> REQUEST
Without changing a character, return the entries, but not the images they hold.

Records with drawing code:
____

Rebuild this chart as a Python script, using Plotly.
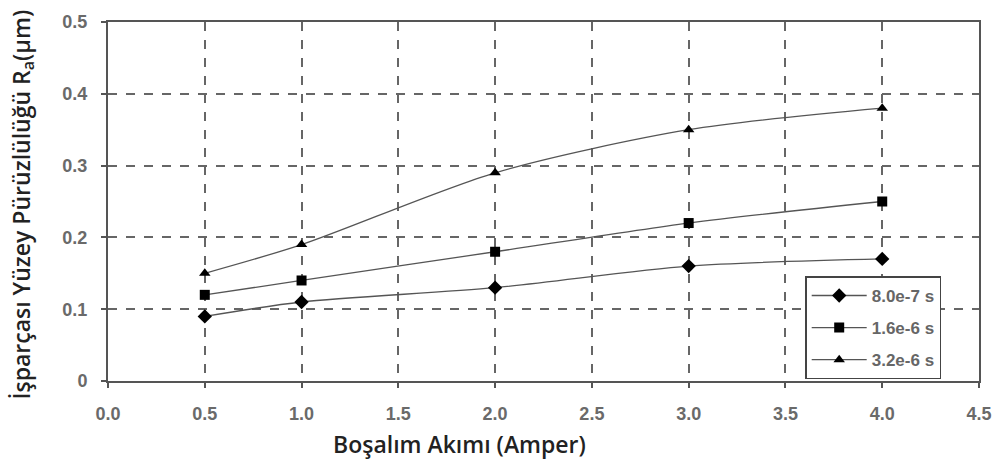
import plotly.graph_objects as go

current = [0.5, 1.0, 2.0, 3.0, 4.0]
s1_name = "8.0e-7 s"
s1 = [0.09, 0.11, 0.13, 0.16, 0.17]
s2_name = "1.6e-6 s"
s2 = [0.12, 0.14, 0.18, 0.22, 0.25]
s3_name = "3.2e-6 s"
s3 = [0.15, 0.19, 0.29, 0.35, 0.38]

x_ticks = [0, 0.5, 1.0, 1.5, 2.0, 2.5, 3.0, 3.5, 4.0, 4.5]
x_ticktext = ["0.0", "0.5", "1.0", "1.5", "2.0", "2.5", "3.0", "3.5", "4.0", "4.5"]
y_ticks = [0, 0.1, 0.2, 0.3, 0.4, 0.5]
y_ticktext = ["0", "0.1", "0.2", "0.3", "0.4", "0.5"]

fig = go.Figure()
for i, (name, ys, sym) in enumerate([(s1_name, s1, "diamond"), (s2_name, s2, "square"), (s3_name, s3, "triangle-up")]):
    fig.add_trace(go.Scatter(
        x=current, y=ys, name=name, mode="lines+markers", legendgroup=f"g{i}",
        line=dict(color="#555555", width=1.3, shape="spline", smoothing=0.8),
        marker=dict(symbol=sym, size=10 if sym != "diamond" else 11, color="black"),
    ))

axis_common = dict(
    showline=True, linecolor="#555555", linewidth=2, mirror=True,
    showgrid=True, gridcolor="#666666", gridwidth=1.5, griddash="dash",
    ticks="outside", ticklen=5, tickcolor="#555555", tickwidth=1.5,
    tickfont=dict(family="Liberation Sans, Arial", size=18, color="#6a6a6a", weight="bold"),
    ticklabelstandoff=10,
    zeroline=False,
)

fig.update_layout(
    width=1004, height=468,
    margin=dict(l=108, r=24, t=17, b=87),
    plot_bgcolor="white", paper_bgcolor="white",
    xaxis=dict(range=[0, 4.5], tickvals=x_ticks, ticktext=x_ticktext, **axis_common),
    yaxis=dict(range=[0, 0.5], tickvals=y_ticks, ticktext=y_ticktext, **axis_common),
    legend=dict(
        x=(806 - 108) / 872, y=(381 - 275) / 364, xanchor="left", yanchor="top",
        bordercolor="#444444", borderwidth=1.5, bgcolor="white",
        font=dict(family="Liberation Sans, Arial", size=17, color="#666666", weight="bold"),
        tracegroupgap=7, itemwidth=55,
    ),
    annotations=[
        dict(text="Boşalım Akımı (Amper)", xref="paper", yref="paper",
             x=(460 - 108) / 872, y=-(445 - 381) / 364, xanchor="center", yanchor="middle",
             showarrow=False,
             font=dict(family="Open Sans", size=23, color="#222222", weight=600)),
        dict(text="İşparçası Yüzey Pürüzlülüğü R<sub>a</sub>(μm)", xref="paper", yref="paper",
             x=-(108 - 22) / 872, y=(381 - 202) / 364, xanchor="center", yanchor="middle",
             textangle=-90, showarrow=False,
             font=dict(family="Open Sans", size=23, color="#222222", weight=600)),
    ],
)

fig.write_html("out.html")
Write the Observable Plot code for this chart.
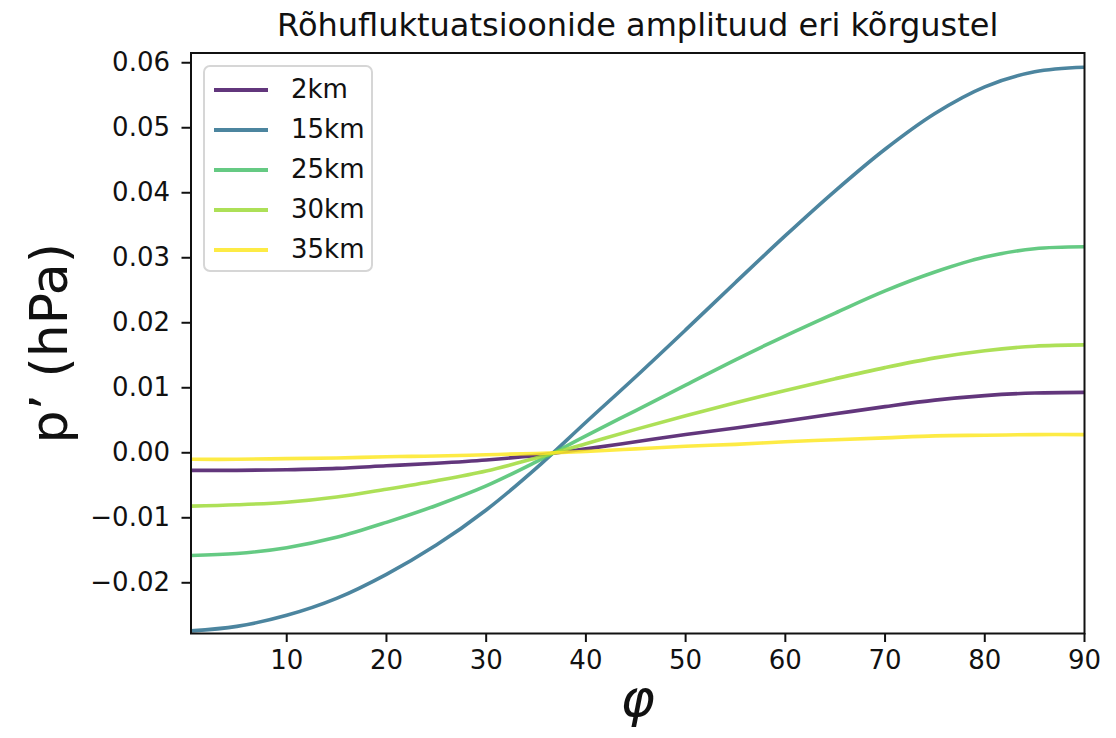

____

> OUTPUT FOR THIS TASK
Rebuild this chart as a Python script, using Plotly.
import plotly.graph_objects as go

current = [0.5, 1.0, 2.0, 3.0, 4.0]
s1_name = "8.0e-7 s"
s1 = [0.09, 0.11, 0.13, 0.16, 0.17]
s2_name = "1.6e-6 s"
s2 = [0.12, 0.14, 0.18, 0.22, 0.25]
s3_name = "3.2e-6 s"
s3 = [0.15, 0.19, 0.29, 0.35, 0.38]

x_ticks = [0, 0.5, 1.0, 1.5, 2.0, 2.5, 3.0, 3.5, 4.0, 4.5]
x_ticktext = ["0.0", "0.5", "1.0", "1.5", "2.0", "2.5", "3.0", "3.5", "4.0", "4.5"]
y_ticks = [0, 0.1, 0.2, 0.3, 0.4, 0.5]
y_ticktext = ["0", "0.1", "0.2", "0.3", "0.4", "0.5"]

fig = go.Figure()
for i, (name, ys, sym) in enumerate([(s1_name, s1, "diamond"), (s2_name, s2, "square"), (s3_name, s3, "triangle-up")]):
    fig.add_trace(go.Scatter(
        x=current, y=ys, name=name, mode="lines+markers", legendgroup=f"g{i}",
        line=dict(color="#555555", width=1.3, shape="spline", smoothing=0.8),
        marker=dict(symbol=sym, size=10 if sym != "diamond" else 11, color="black"),
    ))

axis_common = dict(
    showline=True, linecolor="#555555", linewidth=2, mirror=True,
    showgrid=True, gridcolor="#666666", gridwidth=1.5, griddash="dash",
    ticks="outside", ticklen=5, tickcolor="#555555", tickwidth=1.5,
    tickfont=dict(family="Liberation Sans, Arial", size=18, color="#6a6a6a", weight="bold"),
    ticklabelstandoff=10,
    zeroline=False,
)

fig.update_layout(
    width=1004, height=468,
    margin=dict(l=108, r=24, t=17, b=87),
    plot_bgcolor="white", paper_bgcolor="white",
    xaxis=dict(range=[0, 4.5], tickvals=x_ticks, ticktext=x_ticktext, **axis_common),
    yaxis=dict(range=[0, 0.5], tickvals=y_ticks, ticktext=y_ticktext, **axis_common),
    legend=dict(
        x=(806 - 108) / 872, y=(381 - 275) / 364, xanchor="left", yanchor="top",
        bordercolor="#444444", borderwidth=1.5, bgcolor="white",
        font=dict(family="Liberation Sans, Arial", size=17, color="#666666", weight="bold"),
        tracegroupgap=7, itemwidth=55,
    ),
    annotations=[
        dict(text="Boşalım Akımı (Amper)", xref="paper", yref="paper",
             x=(460 - 108) / 872, y=-(445 - 381) / 364, xanchor="center", yanchor="middle",
             showarrow=False,
             font=dict(family="Open Sans", size=23, color="#222222", weight=600)),
        dict(text="İşparçası Yüzey Pürüzlülüğü R<sub>a</sub>(μm)", xref="paper", yref="paper",
             x=-(108 - 22) / 872, y=(381 - 202) / 364, xanchor="center", yanchor="middle",
             textangle=-90, showarrow=False,
             font=dict(family="Open Sans", size=23, color="#222222", weight=600)),
    ],
)

fig.write_html("out.html")
Write the Observable Plot code for this chart.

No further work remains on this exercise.